This morning I ran across a list of 23 math problems compiled by DARPA. I assume their choice of exactly 23 problems was meant to be an allusion to Hilbert’s famous list of 23 math problems from 1900.
Some of Hilbert’s problems were a little broad, but most had crisp mathematical statements. DARPA’s list is the opposite: a few of the questions have a crisp statement, but most are very broad. Hilbert’s problems were pure. DARPA’s problems are applied.
One of the questions that stood out to me concerns computational duality.
Duality in mathematics has been a profound tool for theoretical understanding. Can it be extended to develop principled computational techniques where duality and geometry are the basis for novel algorithms?

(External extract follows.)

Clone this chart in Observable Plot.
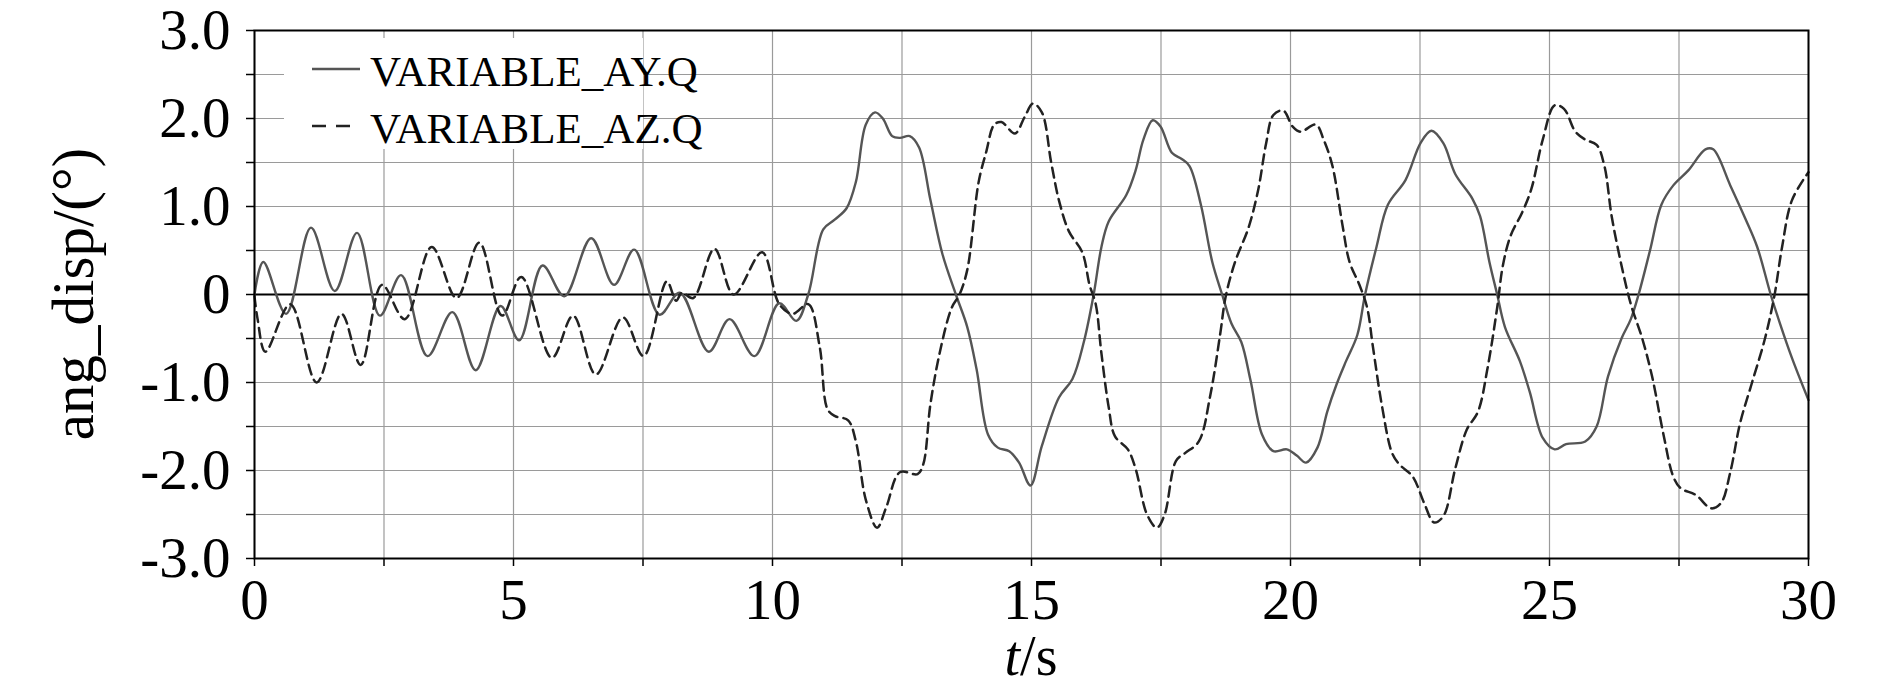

I think it’s safe to say the answer is “yes” because it already has been done to some degree, though the question remains as to how much more can be done.
2 thoughts on “Contrasting Hilbert and DARPA”
With posets and functional programming I can see this being the case but I haven’t seen any convention where it is in current practice. For more complex cases I wonder how much work would need to be done to make it a safe operation or to determine if it is safe to apply the converse relationship. I don’t know much about dualilty in mathematics, but I assume it probably covers more than just converse relationships. Is this true?
Lagrangian duality is a “turn the crank” device that produces both theoretical insight and novel algorithms. Projecting to the l_1 ball in n dimensions is an example: via a dual problem it can be reduced to a one dimensional search.
Even if the dual problem is not much easier to solve than the original as above, but merely as easy, it gives very useful near-optimality certificates that allow for principled stopping conditions, which certainly helps me sleep at night… ;)
The trick with L. duality is that to get the right dual problem, you have to correctly choose the constraints to include in the Lagrangian, and sometimes the right constraint isn’t even in your problem, but in some trivially equivalent problem.